TO BE DONE
Leaving out the pictures, retype all the material exactly.
[START]
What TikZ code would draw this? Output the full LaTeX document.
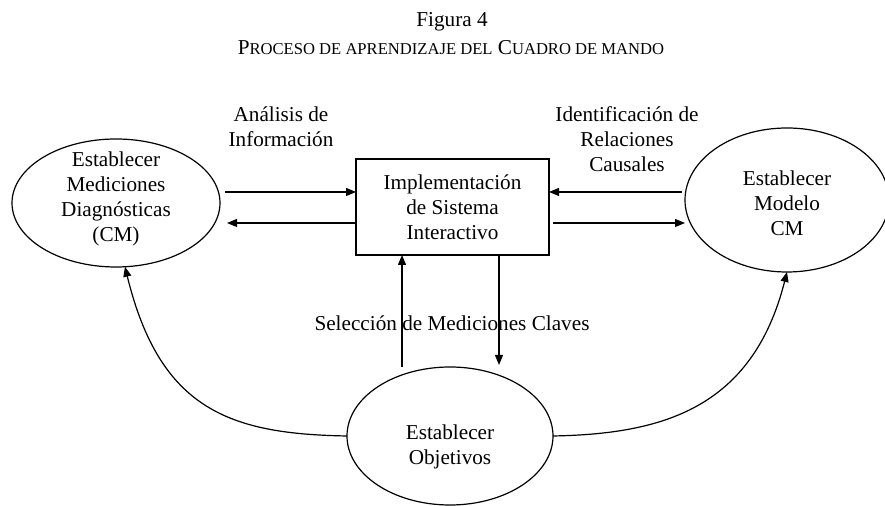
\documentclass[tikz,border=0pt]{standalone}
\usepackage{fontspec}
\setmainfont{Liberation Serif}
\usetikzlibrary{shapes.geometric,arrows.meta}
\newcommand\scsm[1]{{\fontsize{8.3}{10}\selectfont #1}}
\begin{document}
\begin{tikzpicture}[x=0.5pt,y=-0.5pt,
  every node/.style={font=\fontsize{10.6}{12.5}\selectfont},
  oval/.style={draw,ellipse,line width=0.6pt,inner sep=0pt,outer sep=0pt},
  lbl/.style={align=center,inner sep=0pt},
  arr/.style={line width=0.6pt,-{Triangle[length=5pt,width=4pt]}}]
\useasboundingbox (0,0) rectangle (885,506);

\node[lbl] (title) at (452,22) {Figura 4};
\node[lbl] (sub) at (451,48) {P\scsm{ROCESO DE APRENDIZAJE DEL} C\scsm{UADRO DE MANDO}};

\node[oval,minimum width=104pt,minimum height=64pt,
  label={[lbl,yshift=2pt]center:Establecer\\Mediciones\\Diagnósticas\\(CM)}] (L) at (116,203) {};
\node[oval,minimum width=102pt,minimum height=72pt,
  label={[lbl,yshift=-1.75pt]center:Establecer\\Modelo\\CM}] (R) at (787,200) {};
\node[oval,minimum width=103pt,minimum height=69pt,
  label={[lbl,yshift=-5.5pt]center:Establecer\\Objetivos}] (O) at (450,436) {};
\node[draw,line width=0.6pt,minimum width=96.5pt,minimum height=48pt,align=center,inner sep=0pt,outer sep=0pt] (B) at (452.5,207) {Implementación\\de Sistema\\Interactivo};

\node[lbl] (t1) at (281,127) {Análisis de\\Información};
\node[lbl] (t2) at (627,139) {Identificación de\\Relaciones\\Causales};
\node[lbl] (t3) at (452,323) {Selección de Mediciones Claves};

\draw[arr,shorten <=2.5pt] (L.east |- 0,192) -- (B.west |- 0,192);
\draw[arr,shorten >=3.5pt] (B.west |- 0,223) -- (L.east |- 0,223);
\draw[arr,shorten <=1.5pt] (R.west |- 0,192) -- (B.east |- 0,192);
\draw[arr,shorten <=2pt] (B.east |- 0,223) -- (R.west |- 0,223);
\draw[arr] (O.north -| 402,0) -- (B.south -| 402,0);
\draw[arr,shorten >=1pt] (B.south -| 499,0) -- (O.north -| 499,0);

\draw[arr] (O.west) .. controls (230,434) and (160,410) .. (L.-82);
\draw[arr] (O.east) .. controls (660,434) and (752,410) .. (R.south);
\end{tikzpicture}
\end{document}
[END]
OUTPUT OF THE EXERCISE
What TikZ code would draw this? Output the full LaTeX document.
\documentclass[tikz,border=0pt]{standalone}
\usepackage{fontspec}
\setmainfont{Liberation Serif}
\usetikzlibrary{shapes.geometric,arrows.meta}
\newcommand\scsm[1]{{\fontsize{8.3}{10}\selectfont #1}}
\begin{document}
\begin{tikzpicture}[x=0.5pt,y=-0.5pt,
  every node/.style={font=\fontsize{10.6}{12.5}\selectfont},
  oval/.style={draw,ellipse,line width=0.6pt,inner sep=0pt,outer sep=0pt},
  lbl/.style={align=center,inner sep=0pt},
  arr/.style={line width=0.6pt,-{Triangle[length=5pt,width=4pt]}}]
\useasboundingbox (0,0) rectangle (885,506);

\node[lbl] (title) at (452,22) {Figura 4};
\node[lbl] (sub) at (451,48) {P\scsm{ROCESO DE APRENDIZAJE DEL} C\scsm{UADRO DE MANDO}};

\node[oval,minimum width=104pt,minimum height=64pt,
  label={[lbl,yshift=2pt]center:Establecer\\Mediciones\\Diagnósticas\\(CM)}] (L) at (116,203) {};
\node[oval,minimum width=102pt,minimum height=72pt,
  label={[lbl,yshift=-1.75pt]center:Establecer\\Modelo\\CM}] (R) at (787,200) {};
\node[oval,minimum width=103pt,minimum height=69pt,
  label={[lbl,yshift=-5.5pt]center:Establecer\\Objetivos}] (O) at (450,436) {};
\node[draw,line width=0.6pt,minimum width=96.5pt,minimum height=48pt,align=center,inner sep=0pt,outer sep=0pt] (B) at (452.5,207) {Implementación\\de Sistema\\Interactivo};

\node[lbl] (t1) at (281,127) {Análisis de\\Información};
\node[lbl] (t2) at (627,139) {Identificación de\\Relaciones\\Causales};
\node[lbl] (t3) at (452,323) {Selección de Mediciones Claves};

\draw[arr,shorten <=2.5pt] (L.east |- 0,192) -- (B.west |- 0,192);
\draw[arr,shorten >=3.5pt] (B.west |- 0,223) -- (L.east |- 0,223);
\draw[arr,shorten <=1.5pt] (R.west |- 0,192) -- (B.east |- 0,192);
\draw[arr,shorten <=2pt] (B.east |- 0,223) -- (R.west |- 0,223);
\draw[arr] (O.north -| 402,0) -- (B.south -| 402,0);
\draw[arr,shorten >=1pt] (B.south -| 499,0) -- (O.north -| 499,0);

\draw[arr] (O.west) .. controls (230,434) and (160,410) .. (L.-82);
\draw[arr] (O.east) .. controls (660,434) and (752,410) .. (R.south);
\end{tikzpicture}
\end{document}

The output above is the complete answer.